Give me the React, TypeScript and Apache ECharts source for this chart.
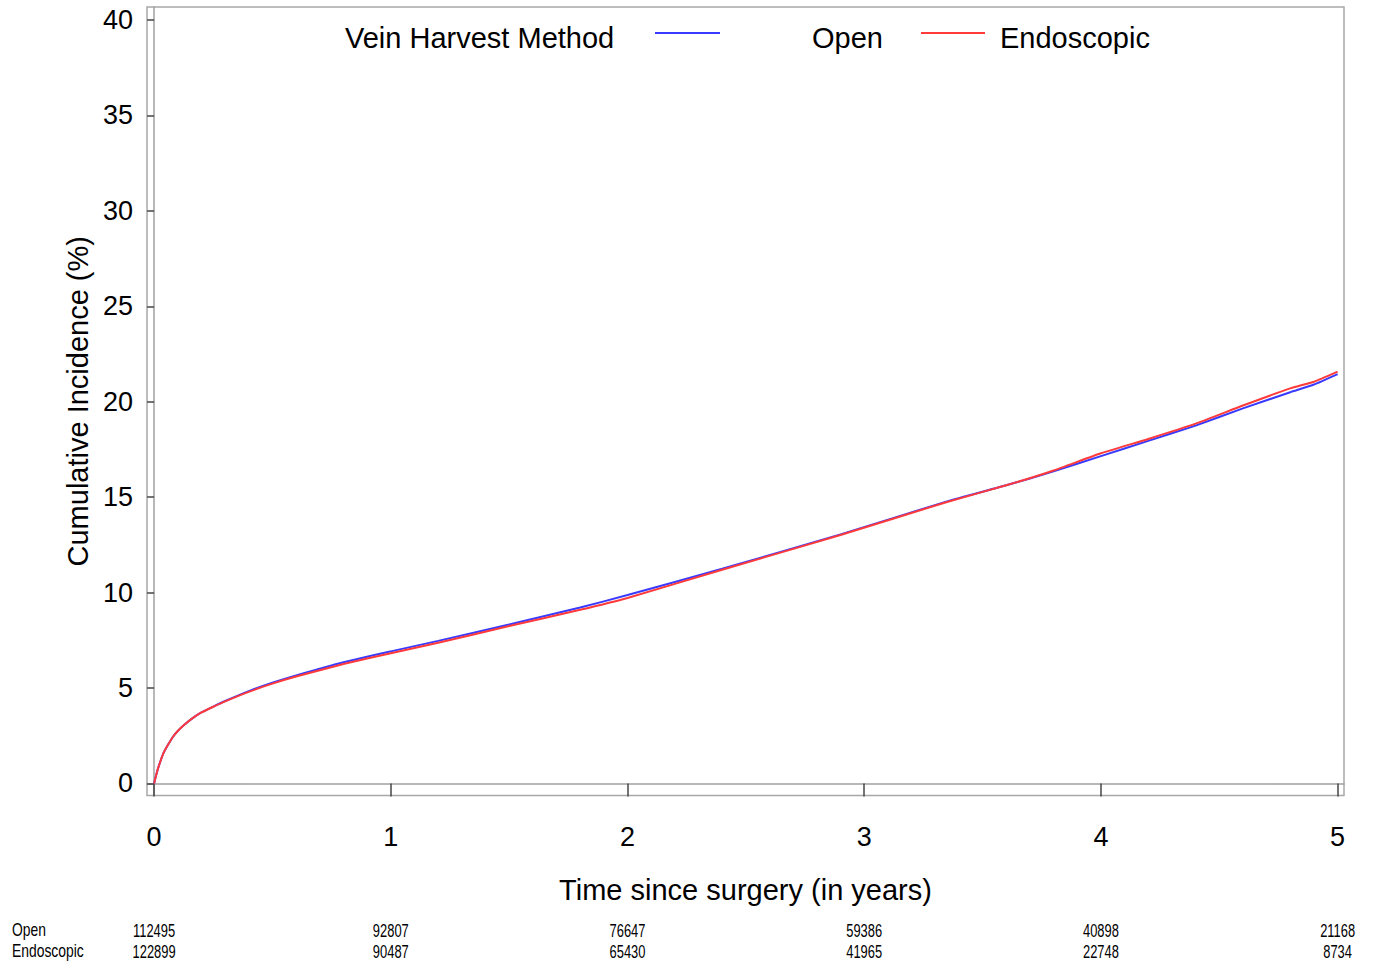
import React, { useEffect, useRef } from "react";
import * as echarts from "echarts";

const times = [0, 0.01, 0.02, 0.04, 0.06, 0.08, 0.1, 0.13, 0.16, 0.2, 0.25, 0.3, 0.4, 0.5, 0.6, 0.8, 1.0, 1.2, 1.5, 1.8, 2.0, 2.4, 2.9, 3.35, 3.6, 3.8, 4.0, 4.2, 4.4, 4.6, 4.8, 4.9, 5.0];
const openValues = [0, 0.5, 0.92, 1.6, 2.05, 2.45, 2.75, 3.1, 3.4, 3.72, 4.03, 4.32, 4.84, 5.28, 5.66, 6.35, 6.92, 7.47, 8.33, 9.22, 9.87, 11.25, 13.05, 14.78, 15.62, 16.35, 17.15, 17.95, 18.75, 19.65, 20.5, 20.9, 21.45];
const endoValues = [0, 0.5, 0.92, 1.6, 2.05, 2.45, 2.75, 3.1, 3.4, 3.72, 4.02, 4.3, 4.8, 5.23, 5.6, 6.26, 6.82, 7.37, 8.25, 9.1, 9.72, 11.2, 13.02, 14.75, 15.62, 16.4, 17.3, 18.05, 18.85, 19.8, 20.7, 21.05, 21.58];

const xTicks = [0, 1, 2, 3, 4, 5];
const yTicks = [0, 5, 10, 15, 20, 25, 30, 35, 40];
const openAtRisk = [112495, 92807, 76647, 59386, 40898, 21168];
const endoAtRisk = [122899, 90487, 65430, 41965, 22748, 8734];

const seriesNames = ["Open", "Endoscopic"];
const legendTitle = "Vein Harvest Method";
const xTitle = "Time since surgery (in years)";
const yTitle = "Cumulative Incidence (%)";

const FONT = "'Liberation Sans', Arial, sans-serif";
const BLUE = "#3a3aff";
const RED = "#ff3a3a";
const NARROW_SCALE = 0.68;

export default function App() {
  const ref = useRef<HTMLDivElement>(null);
  useEffect(() => {
    if (!ref.current) return;
    const chart = echarts.init(ref.current, undefined, { renderer: "svg" });
    const xMin = -0.03;
    const xMax = 5.027;
    chart.setOption({
      animation: false,
      backgroundColor: "#fff",
      grid: {
        left: 147,
        right: 29,
        top: 7,
        bottom: 169.5,
        show: true,
        borderColor: "#a8a8a8",
        borderWidth: 1.5,
      },
      xAxis: {
        type: "value",
        min: xMin,
        max: xMax,
        position: "bottom",
        name: xTitle,
        nameLocation: "middle",
        nameGap: 80,
        nameTextStyle: { fontFamily: FONT, fontSize: 29, color: "#000" },
        axisLine: { show: true, lineStyle: { color: "#a0a0a0", width: 1.5 } },
        axisTick: { show: true, customValues: xTicks, length: 13, lineStyle: { color: "#444", width: 1.5 } },
        axisLabel: { customValues: xTicks, margin: 28, fontFamily: FONT, fontSize: 27, color: "#000" },
        splitLine: { show: false },
      },
      yAxis: {
        type: "value",
        min: -0.63,
        max: 40.68,
        name: yTitle,
        nameLocation: "middle",
        nameGap: 52,
        nameRotate: 90,
        nameTextStyle: { fontFamily: FONT, fontSize: 29, color: "#000" },
        axisLine: { show: true, lineStyle: { color: "#a0a0a0", width: 1.5 } },
        axisTick: { show: true, customValues: yTicks, length: 7, lineStyle: { color: "#444", width: 1.5 } },
        axisLabel: { customValues: yTicks, margin: 14, fontFamily: FONT, fontSize: 27, color: "#000" },
        splitLine: { show: false },
      },
      series: [
        {
          name: seriesNames[0],
          type: "line",
          data: times.map((t, i) => [t, openValues[i]]),
          showSymbol: false,
          smooth: 0.15,
          lineStyle: { color: BLUE, width: 2 },
          itemStyle: { color: BLUE },
        },
        {
          name: seriesNames[1],
          type: "line",
          data: times.map((t, i) => [t, endoValues[i]]),
          showSymbol: false,
          smooth: 0.15,
          lineStyle: { color: RED, width: 2 },
          itemStyle: { color: RED },
        },
      ],
    });

    const riskRows = [
      { label: seriesNames[0], values: openAtRisk, y: 930 },
      { label: seriesNames[1], values: endoAtRisk, y: 951 },
    ];
    const riskGraphics: any[] = [];
    riskRows.forEach((row) => {
      riskGraphics.push({
        type: "text",
        x: 12,
        y: row.y,
        scaleX: NARROW_SCALE + 0.05,
        style: { text: row.label, font: `19px ${FONT}`, fill: "#000", textAlign: "left", textVerticalAlign: "middle" },
      });
      xTicks.forEach((t, i) => {
        const px = chart.convertToPixel({ xAxisIndex: 0 }, t) as number;
        riskGraphics.push({
          type: "text",
          x: px,
          y: row.y,
          scaleX: NARROW_SCALE,
          style: {
            text: String(row.values[i]),
            font: `19px ${FONT}`,
            fill: "#000",
            textAlign: "center",
            textVerticalAlign: "middle",
          },
        });
      });
    });

    chart.setOption({
      graphic: [
        {
          type: "text",
          x: 345,
          y: 38,
          style: { text: legendTitle, font: `29px ${FONT}`, fill: "#000", textVerticalAlign: "middle" },
        },
        {
          type: "line",
          shape: { x1: 655, y1: 33, x2: 720, y2: 33 },
          style: { stroke: BLUE, lineWidth: 2 },
        },
        {
          type: "text",
          x: 812,
          y: 38,
          style: { text: seriesNames[0], font: `29px ${FONT}`, fill: "#000", textVerticalAlign: "middle" },
        },
        {
          type: "line",
          shape: { x1: 921, y1: 33, x2: 985, y2: 33 },
          style: { stroke: RED, lineWidth: 2 },
        },
        {
          type: "text",
          x: 1000,
          y: 38,
          style: { text: seriesNames[1], font: `29px ${FONT}`, fill: "#000", textVerticalAlign: "middle" },
        },
        ...riskGraphics,
      ],
    });
    return () => chart.dispose();
  }, []);
  return (
    <div
      ref={ref}
      style={{ position: "fixed", left: 0, top: 0, width: 1373, height: 965, background: "#fff" }}
    />
  );
}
-*-*-
Work required: Write down every line from the opening of the listing to the line with "const endoAtRisk = [122899, 90487, 65430, 41965, 22748, 8734];", both included, and nothing else; the pictures are omitted.

Task result:
Give me the React, TypeScript and Apache ECharts source for this chart.
import React, { useEffect, useRef } from "react";
import * as echarts from "echarts";

const times = [0, 0.01, 0.02, 0.04, 0.06, 0.08, 0.1, 0.13, 0.16, 0.2, 0.25, 0.3, 0.4, 0.5, 0.6, 0.8, 1.0, 1.2, 1.5, 1.8, 2.0, 2.4, 2.9, 3.35, 3.6, 3.8, 4.0, 4.2, 4.4, 4.6, 4.8, 4.9, 5.0];
const openValues = [0, 0.5, 0.92, 1.6, 2.05, 2.45, 2.75, 3.1, 3.4, 3.72, 4.03, 4.32, 4.84, 5.28, 5.66, 6.35, 6.92, 7.47, 8.33, 9.22, 9.87, 11.25, 13.05, 14.78, 15.62, 16.35, 17.15, 17.95, 18.75, 19.65, 20.5, 20.9, 21.45];
const endoValues = [0, 0.5, 0.92, 1.6, 2.05, 2.45, 2.75, 3.1, 3.4, 3.72, 4.02, 4.3, 4.8, 5.23, 5.6, 6.26, 6.82, 7.37, 8.25, 9.1, 9.72, 11.2, 13.02, 14.75, 15.62, 16.4, 17.3, 18.05, 18.85, 19.8, 20.7, 21.05, 21.58];

const xTicks = [0, 1, 2, 3, 4, 5];
const yTicks = [0, 5, 10, 15, 20, 25, 30, 35, 40];
const openAtRisk = [112495, 92807, 76647, 59386, 40898, 21168];
const endoAtRisk = [122899, 90487, 65430, 41965, 22748, 8734];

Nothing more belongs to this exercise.